INSTRUCTION: Collect every line in the records below that contains the word "this".
--- begin PROVIDED INFORMATION ---
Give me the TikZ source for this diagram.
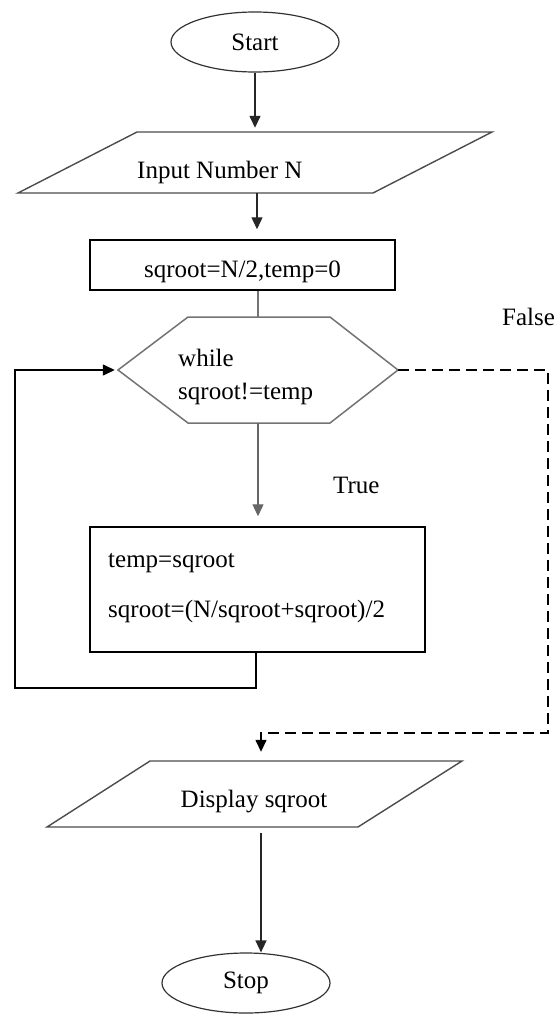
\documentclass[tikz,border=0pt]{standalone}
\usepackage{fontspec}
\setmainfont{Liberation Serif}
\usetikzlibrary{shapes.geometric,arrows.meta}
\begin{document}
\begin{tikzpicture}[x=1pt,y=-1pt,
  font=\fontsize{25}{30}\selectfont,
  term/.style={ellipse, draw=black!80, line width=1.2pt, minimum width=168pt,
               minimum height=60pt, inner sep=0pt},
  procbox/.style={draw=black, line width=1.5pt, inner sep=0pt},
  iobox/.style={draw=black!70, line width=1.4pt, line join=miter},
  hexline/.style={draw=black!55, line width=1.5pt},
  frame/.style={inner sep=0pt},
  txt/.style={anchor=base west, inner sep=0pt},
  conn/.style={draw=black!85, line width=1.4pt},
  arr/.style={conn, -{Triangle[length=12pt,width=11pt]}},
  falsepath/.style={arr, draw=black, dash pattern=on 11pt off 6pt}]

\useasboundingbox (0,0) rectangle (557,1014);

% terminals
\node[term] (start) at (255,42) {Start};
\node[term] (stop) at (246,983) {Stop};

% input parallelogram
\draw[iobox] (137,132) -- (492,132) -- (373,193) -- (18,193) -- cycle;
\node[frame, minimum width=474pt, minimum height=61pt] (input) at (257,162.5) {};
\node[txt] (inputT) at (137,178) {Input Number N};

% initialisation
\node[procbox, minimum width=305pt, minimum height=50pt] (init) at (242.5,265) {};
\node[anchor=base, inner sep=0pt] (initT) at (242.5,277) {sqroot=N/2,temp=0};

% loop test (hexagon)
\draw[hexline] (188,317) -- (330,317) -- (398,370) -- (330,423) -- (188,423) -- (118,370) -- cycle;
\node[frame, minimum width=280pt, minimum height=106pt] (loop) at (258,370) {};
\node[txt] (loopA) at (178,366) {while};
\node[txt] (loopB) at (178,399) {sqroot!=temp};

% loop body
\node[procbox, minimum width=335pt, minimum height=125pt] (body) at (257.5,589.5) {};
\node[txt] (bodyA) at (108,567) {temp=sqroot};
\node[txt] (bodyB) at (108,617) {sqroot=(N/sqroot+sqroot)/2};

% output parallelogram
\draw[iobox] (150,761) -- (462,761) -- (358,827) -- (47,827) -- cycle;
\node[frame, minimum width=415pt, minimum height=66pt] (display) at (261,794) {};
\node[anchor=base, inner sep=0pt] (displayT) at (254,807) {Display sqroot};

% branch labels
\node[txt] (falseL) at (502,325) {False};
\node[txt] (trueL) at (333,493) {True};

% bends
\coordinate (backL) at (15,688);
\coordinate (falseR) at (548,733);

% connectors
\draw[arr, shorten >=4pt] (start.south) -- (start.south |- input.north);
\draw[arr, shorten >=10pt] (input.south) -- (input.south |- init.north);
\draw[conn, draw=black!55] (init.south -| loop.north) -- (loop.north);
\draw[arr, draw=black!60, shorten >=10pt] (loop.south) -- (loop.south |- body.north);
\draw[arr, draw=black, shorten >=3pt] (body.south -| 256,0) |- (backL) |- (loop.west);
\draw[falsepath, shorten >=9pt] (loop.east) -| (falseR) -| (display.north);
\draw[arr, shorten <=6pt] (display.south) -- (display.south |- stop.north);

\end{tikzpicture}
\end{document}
--- end PROVIDED INFORMATION ---
--- begin PROVIDED INFORMATION ---
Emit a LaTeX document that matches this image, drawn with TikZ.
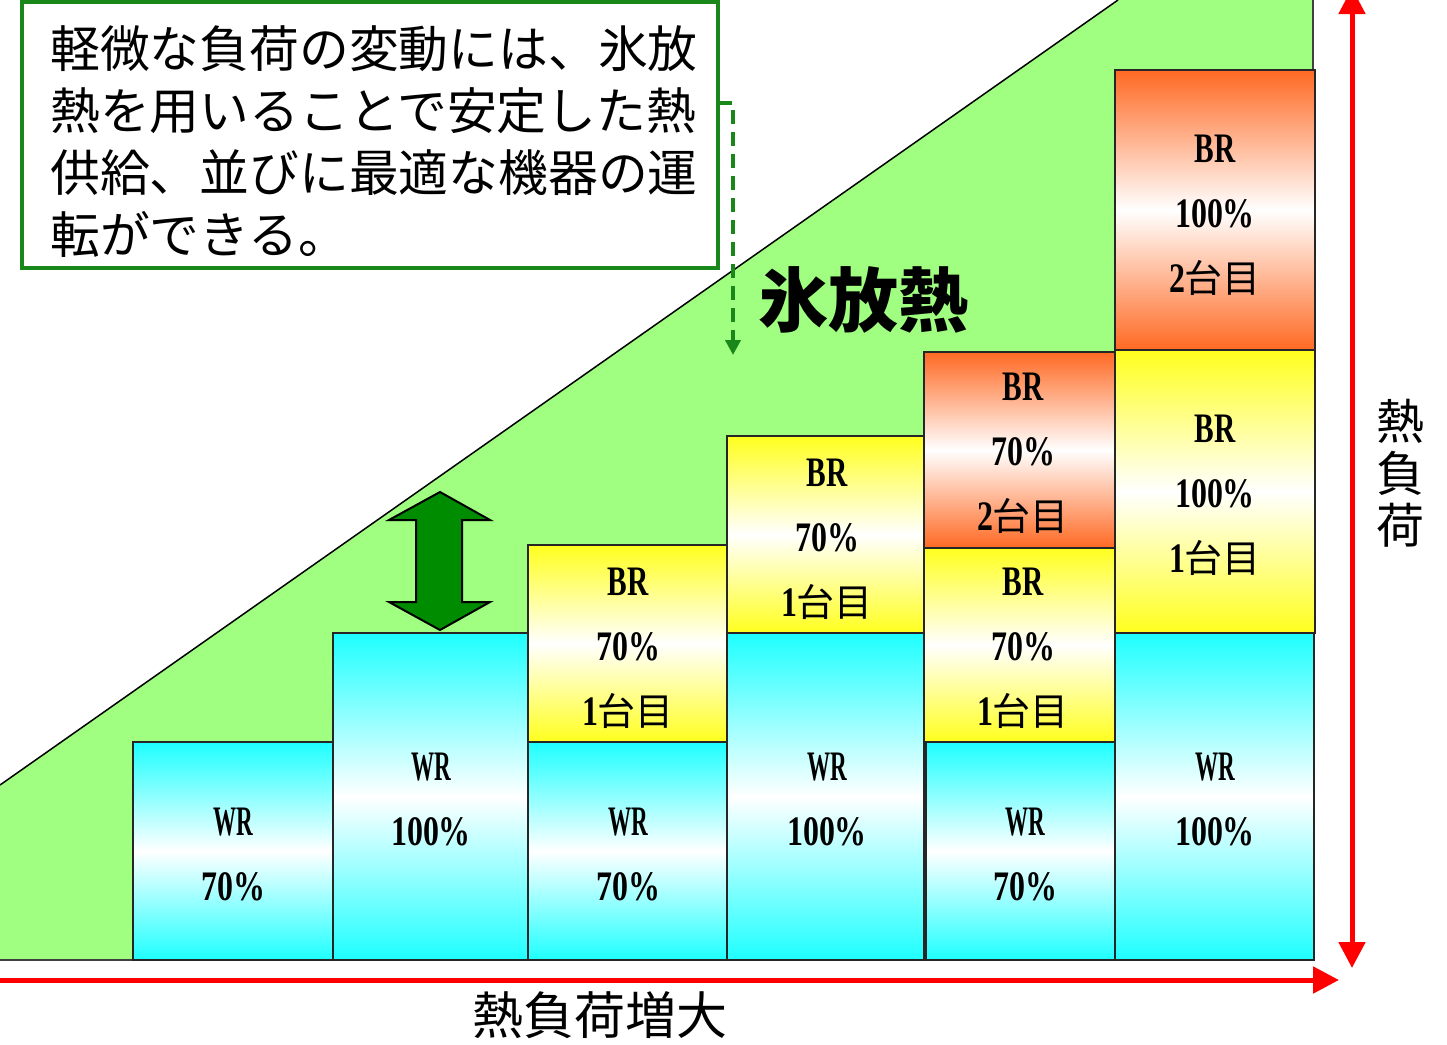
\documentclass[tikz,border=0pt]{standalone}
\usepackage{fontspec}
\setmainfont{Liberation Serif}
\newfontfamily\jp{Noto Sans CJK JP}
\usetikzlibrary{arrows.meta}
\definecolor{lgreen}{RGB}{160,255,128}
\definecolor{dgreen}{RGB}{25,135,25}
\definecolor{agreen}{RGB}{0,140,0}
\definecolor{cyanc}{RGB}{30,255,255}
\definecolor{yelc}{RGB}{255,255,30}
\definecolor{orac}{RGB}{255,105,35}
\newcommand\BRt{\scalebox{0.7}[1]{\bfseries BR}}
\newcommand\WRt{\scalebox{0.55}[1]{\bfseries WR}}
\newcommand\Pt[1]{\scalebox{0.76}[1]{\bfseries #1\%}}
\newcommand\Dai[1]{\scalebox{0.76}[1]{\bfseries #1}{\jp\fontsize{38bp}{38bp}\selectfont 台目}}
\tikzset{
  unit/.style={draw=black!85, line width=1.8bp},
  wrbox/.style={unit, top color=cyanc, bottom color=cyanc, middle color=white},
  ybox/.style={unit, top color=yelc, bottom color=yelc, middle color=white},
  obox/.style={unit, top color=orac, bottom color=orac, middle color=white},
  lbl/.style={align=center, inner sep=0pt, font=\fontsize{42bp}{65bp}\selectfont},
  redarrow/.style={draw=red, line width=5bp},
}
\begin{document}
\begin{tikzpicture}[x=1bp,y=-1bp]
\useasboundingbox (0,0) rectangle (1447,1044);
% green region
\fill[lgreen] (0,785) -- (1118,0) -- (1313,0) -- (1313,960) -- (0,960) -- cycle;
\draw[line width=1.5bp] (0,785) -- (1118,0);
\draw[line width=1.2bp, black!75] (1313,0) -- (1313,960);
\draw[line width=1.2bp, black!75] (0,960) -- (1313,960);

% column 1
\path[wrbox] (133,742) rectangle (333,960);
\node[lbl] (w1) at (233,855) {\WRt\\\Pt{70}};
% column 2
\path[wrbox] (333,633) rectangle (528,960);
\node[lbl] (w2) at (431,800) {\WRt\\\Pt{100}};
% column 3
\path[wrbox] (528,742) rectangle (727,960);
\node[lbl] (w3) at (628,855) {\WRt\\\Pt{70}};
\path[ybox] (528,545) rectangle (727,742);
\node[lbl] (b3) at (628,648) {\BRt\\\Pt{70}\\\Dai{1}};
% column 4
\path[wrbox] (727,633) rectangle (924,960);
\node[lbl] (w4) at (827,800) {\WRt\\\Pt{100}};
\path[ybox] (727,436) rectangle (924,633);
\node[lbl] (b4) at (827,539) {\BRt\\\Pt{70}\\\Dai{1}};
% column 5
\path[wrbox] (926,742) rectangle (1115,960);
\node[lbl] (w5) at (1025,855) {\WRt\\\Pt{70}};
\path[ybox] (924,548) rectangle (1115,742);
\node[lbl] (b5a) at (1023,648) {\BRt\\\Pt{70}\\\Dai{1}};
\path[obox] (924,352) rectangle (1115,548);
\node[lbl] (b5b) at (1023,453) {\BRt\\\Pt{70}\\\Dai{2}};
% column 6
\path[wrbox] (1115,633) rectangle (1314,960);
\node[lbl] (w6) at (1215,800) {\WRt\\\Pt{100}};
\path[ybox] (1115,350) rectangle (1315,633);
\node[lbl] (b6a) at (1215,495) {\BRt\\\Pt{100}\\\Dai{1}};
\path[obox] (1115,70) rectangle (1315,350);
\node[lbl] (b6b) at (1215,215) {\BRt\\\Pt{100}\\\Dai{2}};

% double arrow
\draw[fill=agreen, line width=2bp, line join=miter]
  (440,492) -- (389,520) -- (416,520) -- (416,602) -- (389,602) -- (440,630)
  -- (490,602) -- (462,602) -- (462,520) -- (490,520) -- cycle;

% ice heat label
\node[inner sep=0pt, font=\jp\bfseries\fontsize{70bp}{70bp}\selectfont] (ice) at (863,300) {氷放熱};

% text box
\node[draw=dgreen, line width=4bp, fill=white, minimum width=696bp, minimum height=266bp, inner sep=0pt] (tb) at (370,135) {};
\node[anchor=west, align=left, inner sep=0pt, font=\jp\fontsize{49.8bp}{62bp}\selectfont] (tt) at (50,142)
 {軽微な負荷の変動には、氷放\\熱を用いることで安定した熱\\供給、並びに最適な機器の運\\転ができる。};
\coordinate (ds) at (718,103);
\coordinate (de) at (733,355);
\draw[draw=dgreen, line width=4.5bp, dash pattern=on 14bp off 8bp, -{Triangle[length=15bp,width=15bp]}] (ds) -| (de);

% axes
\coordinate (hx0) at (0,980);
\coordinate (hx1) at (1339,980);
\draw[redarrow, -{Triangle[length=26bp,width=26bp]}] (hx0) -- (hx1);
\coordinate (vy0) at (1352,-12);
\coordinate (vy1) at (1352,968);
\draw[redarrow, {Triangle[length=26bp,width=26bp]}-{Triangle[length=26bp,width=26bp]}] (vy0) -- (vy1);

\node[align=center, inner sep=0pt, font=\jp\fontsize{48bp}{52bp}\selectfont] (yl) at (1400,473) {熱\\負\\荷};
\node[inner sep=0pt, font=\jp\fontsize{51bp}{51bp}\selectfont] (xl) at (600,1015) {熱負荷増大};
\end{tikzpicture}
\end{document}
--- end PROVIDED INFORMATION ---
FINAL ANSWER:
Give me the TikZ source for this diagram.
Emit a LaTeX document that matches this image, drawn with TikZ.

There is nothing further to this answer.